Tuttavia, man mano che l'UE cresce in una comunità più complessa e anche più "politica", il suo impegno nei confronti dei diritti fondamentali e persino dello Stato di diritto non è sempre del tutto coerente: da un lato vediamo l'UE lottare per far rispettare questi principi al suo interno e dall'altro la vediamo vacillare nei suoi impegni all'esterno. A livello interno, come è noto, una combinazione di vincoli politici e giuridici ha prodotto l'assoluta incapacità di affrontare efficacemente le crisi dello Stato di diritto in Polonia e Ungheria. Ma oltre alle difficoltà oggettive nel far rispettare i valori all'interno dell'UE, difficoltà che come detto derivano anche da un meccanismo mal concepito del Trattato che richiede l'unanimità per imporre sanzioni, vediamo sempre più spesso le istituzioni politiche dell'UE sacrificare la protezione dei diritti fondamentali per raggiungere altri obiettivi. Ciò è vero innanzitutto nel campo della "gestione" dei flussi migratori - per dire che i risultati dell'UE in materia di tutela dei diritti fondamentali sono a dir poco lacunosi. È sufficiente ricordare il coinvolgimento di Frontex (l'Agenzia dell'UE per la gestione delle frontiere) nell'insabbiamento e nella partecipazione ai respingimenti, cioè quando i richiedenti asilo vengono allontanati dalle acque territoriali dell'UE, spesso in modi pericolosi e verso giurisdizioni non sicure, una pratica non compatibile con la Carta dei diritti fondamentali dell'UE e con il diritto internazionale.

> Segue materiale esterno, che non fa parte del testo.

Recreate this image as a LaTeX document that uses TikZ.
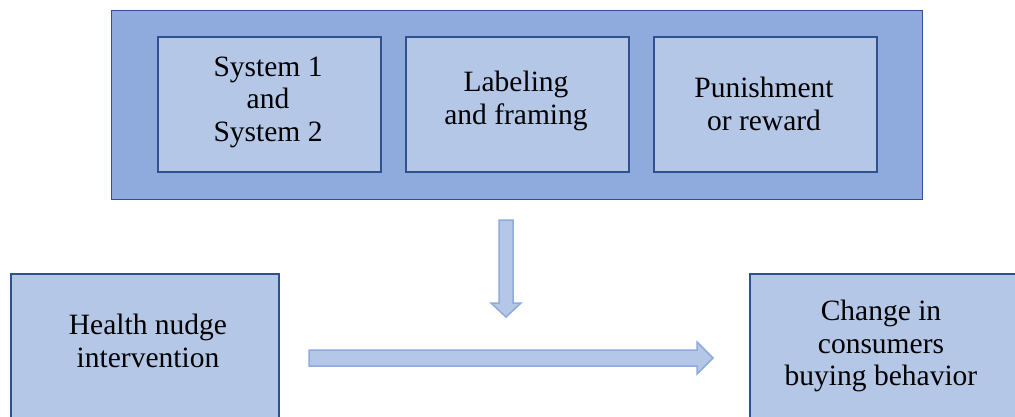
\documentclass[tikz,border=0pt]{standalone}
\usepackage{fontspec}
\setmainfont{Liberation Serif}
\definecolor{outerfill}{HTML}{8FAADC}
\definecolor{innerfill}{HTML}{B4C7E7}
\definecolor{edge}{HTML}{2F528F}
\definecolor{arrowedge}{HTML}{8FAADC}
\tikzset{
  box/.style={draw=edge, line width=1.6pt, fill=innerfill, anchor=north west, inner sep=0pt},
  outerbox/.style={draw=edge, line width=1.2pt, fill=outerfill, anchor=north west, inner sep=0pt},
  txt/.style={align=center, font=\fontsize{29.5}{32.5}\selectfont, inner sep=0pt},
  bigarrow/.style={draw=arrowedge, line width=1.5pt, fill=innerfill, line join=miter}
}
\begin{document}
\begin{tikzpicture}[x=1pt,y=-1pt]
\useasboundingbox (0,0) rectangle (1015,416);
\fill[white] (0,0) rectangle (1015,416);
% outer container
\node[outerbox, minimum width=811pt, minimum height=189pt] (outer) at (111,10) {};
% inner boxes
\node[box, minimum width=223pt, minimum height=135pt] (s) at (157,36) {};
\node[box, minimum width=223pt, minimum height=135pt] (l) at (405,36) {};
\node[box, minimum width=223pt, minimum height=135pt] (p) at (653,36) {};
\node[txt] (st) at (268,102) {System 1\\and\\System 2};
\node[txt] (lt) at (516,101) {Labeling\\and framing};
\node[txt] (pt) at (764,104) {Punishment\\or reward};
% bottom boxes
\begin{scope}
\clip (0,0) rectangle (1015,416);
\node[box, minimum width=268pt, minimum height=170pt] (hn) at (10,273) {};
\node[box, minimum width=290pt, minimum height=170pt] (cb) at (749,273) {};
\end{scope}
\node[txt] (hnt) at (148,341) {Health nudge\\intervention};
\node[txt] (cbt) at (881,346) {Change in\\consumers\\buying behavior};
% down arrow
\coordinate (dtop) at (506,220);
\coordinate (dtip) at (506,317);
\draw[bigarrow] (499,220) -- (513,220) -- (513,303) -- (521,303) -- (dtip) -- (491,303) -- (499,303) -- cycle;
% horizontal arrow
\coordinate (hstart) at (309,358);
\coordinate (htip) at (713,358);
\draw[bigarrow] (309,350) -- (697,350) -- (697,342) -- (htip) -- (697,374) -- (697,366) -- (309,366) -- cycle;
\end{tikzpicture}
\end{document}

Oppure gli accordi, diretti o indiretti (cioè attraverso gli Stati membri), stipulati con Paesi terzi per "securizzare" le frontiere dell'UE: dal rimpatrio di richiedenti asilo la cui domanda è fallita, spesso in campi in cui le condizioni di detenzione sono tutt'altro che sicure, alla "formazione" di guardie di frontiera di Paesi terzi per garantire che i richiedenti asilo non riescano a raggiungere le acque territoriali dell'UE, anche quando questi Paesi non sono considerati sicuri (Libia). Inoltre, sempre nel campo della migrazione, vediamo costantemente l'UE usare la sua forza economica per raggiungere obiettivi non economici, sempre nel campo della migrazione - lo abbiamo visto con il Marocco e lo stiamo vedendo ora con la Tunisia. Inoltre, l'architettura post-Maastricht, anche dopo i cambiamenti apportati dal Trattato di Lisbona, mette quasi completamente al riparo la Politica estera e di sicurezza comune dal controllo giudiziario, minacciando il nostro impegno per la tutela dei diritti fondamentali, dato che un diritto che non può essere applicato non è, per definizione, effettivo. Naturalmente, questo non significa che tutto sia negativo: dopo tutto, la risposta dell'UE ai rifugiati provenienti dall'Ucraina è stata eccezionale, dimostrando che gli afflussi migratori non pianificati possono essere assorbiti con successo quando c'è la volontà politica di farlo. E in alcuni campi, come la protezione dei dati, l'UE è diventata lo standard di riferimento. Si tratta piuttosto di dire che se l'ambizione dell'UE è quella di essere un'Unione fondata su valori comuni, deve fare meglio e garantire che tali valori siano rispettati dalle sue stesse istituzioni.